EXERCISE DESCRIPTION:
Return the listing below verbatim. Pictures do not belong in the copy.

DATASET CONTENT:
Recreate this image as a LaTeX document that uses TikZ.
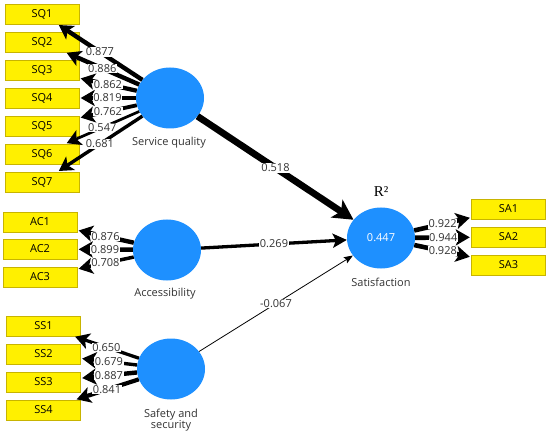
\documentclass[tikz,border=0pt]{standalone}
\usepackage{fontspec}
\setmainfont{Open Sans}
\newfontfamily\rfont{Liberation Serif}
\usetikzlibrary{arrows.meta,shapes.geometric}
\definecolor{boxy}{RGB}{255,240,0}
\definecolor{boxb}{RGB}{200,180,0}
\definecolor{lvc}{RGB}{30,144,255}
\definecolor{txt}{RGB}{50,50,50}
\begin{document}
\begin{tikzpicture}[x=1pt,y=-1pt,
  ind/.style={draw=boxb,fill=boxy,minimum width=74pt,minimum height=20pt,inner sep=0pt,font=\fontsize{11}{12}\selectfont},
  lat/.style={ellipse,fill=lvc,draw=none,minimum width=68pt,minimum height=61pt,inner sep=0pt},
  lab/.style={font=\fontsize{11}{12}\selectfont,text=txt,align=center},
  wl/.style={fill=white,inner sep=0.6pt,font=\fontsize{11}{12}\selectfont,text=txt},
  ar/.style={-{Stealth[length=14pt,width=16pt,inset=3.5pt]},line width=#1,shorten >=1.5pt}
]
\useasboundingbox (0,0) rectangle (550,436);
% indicators
\node[ind] (SQ1) at (42,14) {SQ1};
\node[ind] (SQ2) at (42,42) {SQ2};
\node[ind] (SQ3) at (42,70) {SQ3};
\node[ind] (SQ4) at (42,98) {SQ4};
\node[ind] (SQ5) at (42,126) {SQ5};
\node[ind] (SQ6) at (42,154) {SQ6};
\node[ind] (SQ7) at (42,182) {SQ7};
\node[ind] (AC1) at (40,222) {AC1};
\node[ind] (AC2) at (40,249) {AC2};
\node[ind] (AC3) at (40,277) {AC3};
\node[ind] (SS1) at (43.5,326) {SS1};
\node[ind] (SS2) at (43.5,354) {SS2};
\node[ind] (SS3) at (43.5,382) {SS3};
\node[ind] (SS4) at (43.5,410) {SS4};
\node[ind] (SA1) at (508.5,209) {SA1};
\node[ind] (SA2) at (508.5,237) {SA2};
\node[ind] (SA3) at (508.5,265) {SA3};
% latent variables
\node[lat] (sq) at (170,98) {};
\node[lat] (ac) at (167,250) {};
\node[lat] (ss) at (171,369) {};
\node[lat] (sat) at (381,238) {};
\node[lab] (sqL) at (169,143) {Service quality};
\node[lab] (acL) at (165,294) {Accessibility};
\node[lab] (ssL) at (171,420) {Safety and\\[-1pt]security};
\node[lab] (satL) at (381,282) {Satisfaction};
\node[font=\rfont\fontsize{15}{16}\selectfont] (r2) at (381,192) {R²};
\node[font=\fontsize{11}{12}\selectfont,text=white] (satv) at (sat) {0.447};
% outer loadings
\draw[ar=4.4pt] (sq) -- node[wl]{0.877} (SQ1);
\draw[ar=4.4pt] (sq) -- node[wl]{0.886} (SQ2);
\draw[ar=4.3pt] (sq) -- node[wl]{0.862} (SQ3);
\draw[ar=4.1pt] (sq) -- node[wl]{0.819} (SQ4);
\draw[ar=3.8pt] (sq) -- node[wl]{0.762} (SQ5);
\draw[ar=2.7pt] (sq) -- node[wl]{0.547} (SQ6);
\draw[ar=3.4pt] (sq) -- node[wl]{0.681} (SQ7);
\draw[ar=4.4pt] (ac) -- node[wl]{0.876} (AC1);
\draw[ar=4.5pt] (ac) -- node[wl]{0.899} (AC2);
\draw[ar=3.5pt] (ac) -- node[wl]{0.708} (AC3);
\draw[ar=3.3pt] (ss) -- node[wl]{0.650} (SS1);
\draw[ar=3.4pt] (ss) -- node[wl]{0.679} (SS2);
\draw[ar=4.4pt] (ss) -- node[wl]{0.887} (SS3);
\draw[ar=4.2pt] (ss) -- node[wl]{0.841} (SS4);
\draw[ar=4.6pt] (sat) -- node[wl]{0.922} (SA1);
\draw[ar=4.7pt] (sat) -- node[wl]{0.944} (SA2);
\draw[ar=4.6pt] (sat) -- node[wl]{0.928} (SA3);
% paths
\draw[-{Stealth[length=20pt,width=21pt,inset=5pt]},line width=6.7pt] (sq) -- node[wl]{0.518} (sat);
\draw[-{Stealth[length=14pt,width=14pt,inset=3pt]},line width=3.3pt] (ac) -- node[wl]{0.269} (sat);
\draw[-{Stealth[length=9pt,width=7pt,inset=1.5pt]},line width=0.8pt] (ss) -- node[wl]{-0.067} (sat);
\end{tikzpicture}
\end{document}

RESULT OF THIS TASK:
Recreate this image as a LaTeX document that uses TikZ.
\documentclass[tikz,border=0pt]{standalone}
\usepackage{fontspec}
\setmainfont{Open Sans}
\newfontfamily\rfont{Liberation Serif}
\usetikzlibrary{arrows.meta,shapes.geometric}
\definecolor{boxy}{RGB}{255,240,0}
\definecolor{boxb}{RGB}{200,180,0}
\definecolor{lvc}{RGB}{30,144,255}
\definecolor{txt}{RGB}{50,50,50}
\begin{document}
\begin{tikzpicture}[x=1pt,y=-1pt,
  ind/.style={draw=boxb,fill=boxy,minimum width=74pt,minimum height=20pt,inner sep=0pt,font=\fontsize{11}{12}\selectfont},
  lat/.style={ellipse,fill=lvc,draw=none,minimum width=68pt,minimum height=61pt,inner sep=0pt},
  lab/.style={font=\fontsize{11}{12}\selectfont,text=txt,align=center},
  wl/.style={fill=white,inner sep=0.6pt,font=\fontsize{11}{12}\selectfont,text=txt},
  ar/.style={-{Stealth[length=14pt,width=16pt,inset=3.5pt]},line width=#1,shorten >=1.5pt}
]
\useasboundingbox (0,0) rectangle (550,436);
% indicators
\node[ind] (SQ1) at (42,14) {SQ1};
\node[ind] (SQ2) at (42,42) {SQ2};
\node[ind] (SQ3) at (42,70) {SQ3};
\node[ind] (SQ4) at (42,98) {SQ4};
\node[ind] (SQ5) at (42,126) {SQ5};
\node[ind] (SQ6) at (42,154) {SQ6};
\node[ind] (SQ7) at (42,182) {SQ7};
\node[ind] (AC1) at (40,222) {AC1};
\node[ind] (AC2) at (40,249) {AC2};
\node[ind] (AC3) at (40,277) {AC3};
\node[ind] (SS1) at (43.5,326) {SS1};
\node[ind] (SS2) at (43.5,354) {SS2};
\node[ind] (SS3) at (43.5,382) {SS3};
\node[ind] (SS4) at (43.5,410) {SS4};
\node[ind] (SA1) at (508.5,209) {SA1};
\node[ind] (SA2) at (508.5,237) {SA2};
\node[ind] (SA3) at (508.5,265) {SA3};
% latent variables
\node[lat] (sq) at (170,98) {};
\node[lat] (ac) at (167,250) {};
\node[lat] (ss) at (171,369) {};
\node[lat] (sat) at (381,238) {};
\node[lab] (sqL) at (169,143) {Service quality};
\node[lab] (acL) at (165,294) {Accessibility};
\node[lab] (ssL) at (171,420) {Safety and\\[-1pt]security};
\node[lab] (satL) at (381,282) {Satisfaction};
\node[font=\rfont\fontsize{15}{16}\selectfont] (r2) at (381,192) {R²};
\node[font=\fontsize{11}{12}\selectfont,text=white] (satv) at (sat) {0.447};
% outer loadings
\draw[ar=4.4pt] (sq) -- node[wl]{0.877} (SQ1);
\draw[ar=4.4pt] (sq) -- node[wl]{0.886} (SQ2);
\draw[ar=4.3pt] (sq) -- node[wl]{0.862} (SQ3);
\draw[ar=4.1pt] (sq) -- node[wl]{0.819} (SQ4);
\draw[ar=3.8pt] (sq) -- node[wl]{0.762} (SQ5);
\draw[ar=2.7pt] (sq) -- node[wl]{0.547} (SQ6);
\draw[ar=3.4pt] (sq) -- node[wl]{0.681} (SQ7);
\draw[ar=4.4pt] (ac) -- node[wl]{0.876} (AC1);
\draw[ar=4.5pt] (ac) -- node[wl]{0.899} (AC2);
\draw[ar=3.5pt] (ac) -- node[wl]{0.708} (AC3);
\draw[ar=3.3pt] (ss) -- node[wl]{0.650} (SS1);
\draw[ar=3.4pt] (ss) -- node[wl]{0.679} (SS2);
\draw[ar=4.4pt] (ss) -- node[wl]{0.887} (SS3);
\draw[ar=4.2pt] (ss) -- node[wl]{0.841} (SS4);
\draw[ar=4.6pt] (sat) -- node[wl]{0.922} (SA1);
\draw[ar=4.7pt] (sat) -- node[wl]{0.944} (SA2);
\draw[ar=4.6pt] (sat) -- node[wl]{0.928} (SA3);
% paths
\draw[-{Stealth[length=20pt,width=21pt,inset=5pt]},line width=6.7pt] (sq) -- node[wl]{0.518} (sat);
\draw[-{Stealth[length=14pt,width=14pt,inset=3pt]},line width=3.3pt] (ac) -- node[wl]{0.269} (sat);
\draw[-{Stealth[length=9pt,width=7pt,inset=1.5pt]},line width=0.8pt] (ss) -- node[wl]{-0.067} (sat);
\end{tikzpicture}
\end{document}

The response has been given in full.